SDO: Where does Rossini rank in your personal list of opera composers? 

GTW: At the very top. He is an Italian melodist with a keen classical sense of structure and a man of the theater with a marvelous sense of humor. He adored Bach, Haydn and Mozart---I certainly agree with his taste, and he tried to emulate them in his works while still pushing forward into new terrain. He said 'Mozart was the inspiration of my youth, the agony of my adulthood and the consolation of my old age.' Without Rossini, Italian opera would have been a very different animal.

SDO: What is your favorite musical moment in La Cenerentola? 

GTW: Just one? Alidoro's aria in E flat must be one of the greatest pieces of bel canto music written (E flat is the key of noble love, the Magic Flute key--it reoccurs again and again symbolically and colorfully in this opera), it challenges the singer immensely, but our Alidoro, Ashraf Sewailam sings it magnificently. La Cenerentola is about the Triumph of Goodness, and this glorious aria is a vindication of Cinderella's suffering and the crowning of her great goodness.

SDO: Your conducting repertoire includes a variety of classical periods, which is your favorite?

GTW: Do you know the 70s disco song: 'Love the One You're With', that's me! I believe musical style is a continuum and though hemlines may go up and down, certain values stay consistent. I love trying to find where things change and what things stay the same. Rossini is one of those moments when style was changing dramatically, string playing changed, the bow had changed, Paganini was the great virtuoso; but many values remained consistent. We have a disadvantage in that we look at music backwards through a faded looking glass. We look at Rossini through Verdi, Donizetti and Mahler; Verdi was three years old when Cenerentola was written! Mozart, had he lived, would have been only 60.

SDO: What was your introduction to conducting and how did you decide this was the path you wanted to pursue?

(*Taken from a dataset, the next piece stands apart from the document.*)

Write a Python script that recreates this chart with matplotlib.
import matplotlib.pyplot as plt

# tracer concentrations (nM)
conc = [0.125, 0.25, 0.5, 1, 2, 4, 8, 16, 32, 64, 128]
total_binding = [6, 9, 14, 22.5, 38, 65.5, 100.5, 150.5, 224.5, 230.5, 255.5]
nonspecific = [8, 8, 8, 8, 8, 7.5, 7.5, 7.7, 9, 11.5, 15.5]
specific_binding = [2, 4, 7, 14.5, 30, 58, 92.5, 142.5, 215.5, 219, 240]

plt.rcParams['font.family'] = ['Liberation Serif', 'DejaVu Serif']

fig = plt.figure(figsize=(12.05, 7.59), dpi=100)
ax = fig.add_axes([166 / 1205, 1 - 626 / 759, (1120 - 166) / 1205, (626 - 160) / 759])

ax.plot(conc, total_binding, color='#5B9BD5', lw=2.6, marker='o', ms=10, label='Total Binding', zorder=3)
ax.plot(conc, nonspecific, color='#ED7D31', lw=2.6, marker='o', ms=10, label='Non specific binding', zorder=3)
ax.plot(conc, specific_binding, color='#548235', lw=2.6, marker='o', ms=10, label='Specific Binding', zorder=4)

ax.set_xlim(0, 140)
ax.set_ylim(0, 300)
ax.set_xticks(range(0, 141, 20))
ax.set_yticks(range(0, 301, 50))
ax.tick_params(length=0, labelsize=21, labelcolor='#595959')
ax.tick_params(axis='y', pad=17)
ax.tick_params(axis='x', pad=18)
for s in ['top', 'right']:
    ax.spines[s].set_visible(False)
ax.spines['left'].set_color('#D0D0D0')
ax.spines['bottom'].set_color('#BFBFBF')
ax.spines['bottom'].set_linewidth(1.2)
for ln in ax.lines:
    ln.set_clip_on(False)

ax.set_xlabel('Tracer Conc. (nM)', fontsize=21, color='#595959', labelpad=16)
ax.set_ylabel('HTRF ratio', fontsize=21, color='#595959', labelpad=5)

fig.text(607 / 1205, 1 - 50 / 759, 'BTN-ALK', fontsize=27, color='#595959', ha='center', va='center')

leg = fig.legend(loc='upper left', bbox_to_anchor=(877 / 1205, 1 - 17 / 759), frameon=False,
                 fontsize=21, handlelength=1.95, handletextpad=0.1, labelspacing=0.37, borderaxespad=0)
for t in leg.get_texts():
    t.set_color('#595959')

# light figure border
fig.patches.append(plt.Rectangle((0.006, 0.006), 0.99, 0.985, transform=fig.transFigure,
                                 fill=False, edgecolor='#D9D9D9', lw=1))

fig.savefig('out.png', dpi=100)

GTW: I was the keyboardist for the Handel and Haydn Society in Boston and one night for a major rehearsal the conductor, Tom Dunn an exciting Handel scholar, was stuck in a snow storm, I was on; I love making music with people and it went on from there. 

SDO: Fill in the blank - "If I was not a conductor, I would be a  __________" 

GTW: Gardener-farmer

SDO: What is a dream work that you have not yet conducted?

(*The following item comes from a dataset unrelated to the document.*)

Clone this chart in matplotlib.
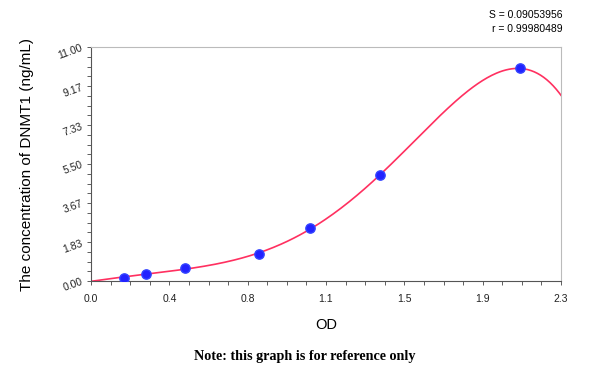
import numpy as np
import matplotlib
matplotlib.use("Agg")
import matplotlib.pyplot as plt
from matplotlib.ticker import FixedLocator, MultipleLocator

# standard points (origin is used as an extra fit point)
od = [0.160, 0.268, 0.459, 0.824, 1.072, 1.416, 2.098]
conc = [0.156, 0.312, 0.625, 1.25, 2.5, 5.0, 10.0]

x_ticks = [0.0, 0.4, 0.8, 1.1, 1.5, 1.9, 2.3]
y_ticks = ["0.00", "1.83", "3.67", "5.50", "7.33", "9.17", "11.00"]
fit_stats = ["S = 0.09053956", "r = 0.99980489"]

plt.rcParams['font.family'] = ['Liberation Sans', 'DejaVu Sans']

fig = plt.figure(figsize=(6, 3.7), dpi=100)
ax = fig.add_axes([0.1517, 0.2405, 0.7833, 0.632])

# polynomial fit through the standards
coef = np.polyfit([0.0] + od, [0.0] + conc, 5)
xs = np.linspace(0, 2.3, 300)
ax.plot(xs, np.polyval(coef, xs), color='#ff3060', lw=1.2, zorder=2)
ax.scatter(od, conc, s=45, color='#2222ff', edgecolors='#3344ff', zorder=3)

ax.set_xlim(0, 2.3)
ax.set_ylim(0, 11)
xpos = np.linspace(0, 2.3, len(x_ticks))
ypos = np.linspace(0, 11, len(y_ticks))
ax.xaxis.set_major_locator(FixedLocator(xpos))
ax.yaxis.set_major_locator(FixedLocator(ypos))
ax.set_xticklabels([f"{v:.1f}" for v in x_ticks])
ax.set_yticklabels(y_ticks, rotation=20)
ax.xaxis.set_minor_locator(MultipleLocator(2.3 / 24))
ax.yaxis.set_minor_locator(MultipleLocator(11 / 24))
ax.tick_params(which='both', direction='out', length=3, width=0.6, color='#444444',
               labelsize=7.5, labelcolor='#222222')
ax.tick_params(axis='x', pad=6)
ax.tick_params(axis='y', pad=2)

for side in ['left', 'bottom']:
    ax.spines[side].set_color('#555555')
    ax.spines[side].set_linewidth(0.8)
for side in ['top', 'right']:
    ax.spines[side].set_color('#bbbbbb')
    ax.spines[side].set_linewidth(0.8)

ax.set_xlabel('OD', fontsize=10.5, va='center')
ax.xaxis.set_label_coords(0.5, -0.188)
ax.set_ylabel('The concentration of DNMT1 (ng/mL)', fontsize=11, va='center')
ax.yaxis.set_label_coords(-0.137, 0.5)

fig.text(0.937, 0.959, fit_stats[0], ha='right', va='center', fontsize=7.5)
fig.text(0.937, 0.922, fit_stats[1], ha='right', va='center', fontsize=7.5)
fig.text(0.508, 0.036, 'Note: this graph is for reference only', ha='center', va='center',
         fontsize=10.2, fontweight='bold', family=['Liberation Serif', 'DejaVu Serif'])

fig.savefig('out.png', dpi=100)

GTW: Since we are talking Rossini and since we are dreaming, I would have to say, William Tell--I've done excerpts in concerts, but of course even in Rossini's day, it was the rare exception to do the whole opera. Everyone is looking forward to the new production at the MET with Gerald Finley.   

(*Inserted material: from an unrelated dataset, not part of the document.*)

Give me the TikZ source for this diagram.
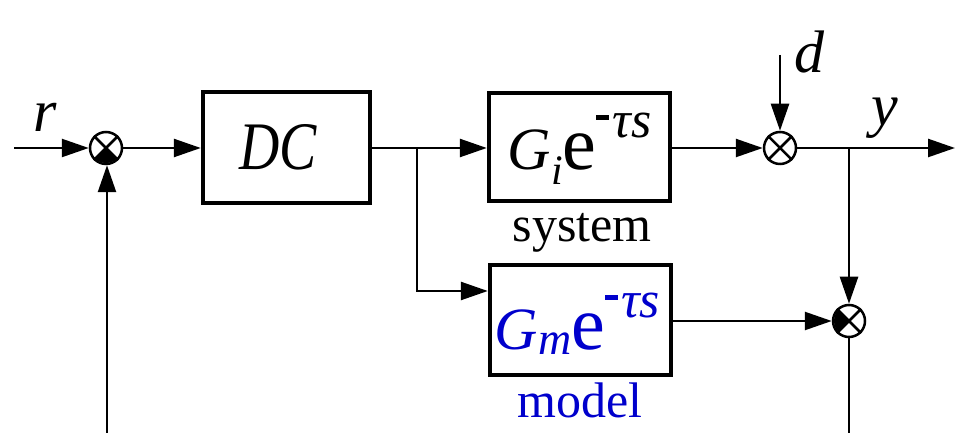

SDO: How do you prepare your scores and how has that process changed over time?

GTW: Getting the best edition possible is key, understanding the text (Cenerentola has a delicious libretto), studying from the ground up every note, often at the piano--singing and playing away, understanding the structure-- the architecture, working with the concert master on the bowings, (the concert master in San Diego, Jeff Thayer, was very wise dealing with my ideas and worked very hard preparing our version along with your terrific librarian Courtney Cohen). Reading about the composer, his era, his orchestra and his singers gives a lot of information. I like to listen to lots of versions, to see the piece live if possible as often as possible, in our digital age the world is at our fingertips. I worked in several repertoire opera houses, New York City Opera, Canadian Opera Company and Santa Fe, etc. and seeing a piece over and over again with different casts and conductors is a great lesson, so I try to replicate that with a new piece. An opera particularly is a living organism and the cast influences the interpretation, so you must have your own vision, but yet you must be flexible and be responsive to the performers, that is the key. If anything has changed for me, I would say looking beyond the score has become as important now as looking into the score.

SDO: What are you most looking forward to doing in San Diego while you’re in town?

GTW: Working on La Cenerentola of course---and having delicious food! Like Rossini, I'm a foodie and I hear San Diego is the foodie epicenter. Bring on the fish tacos!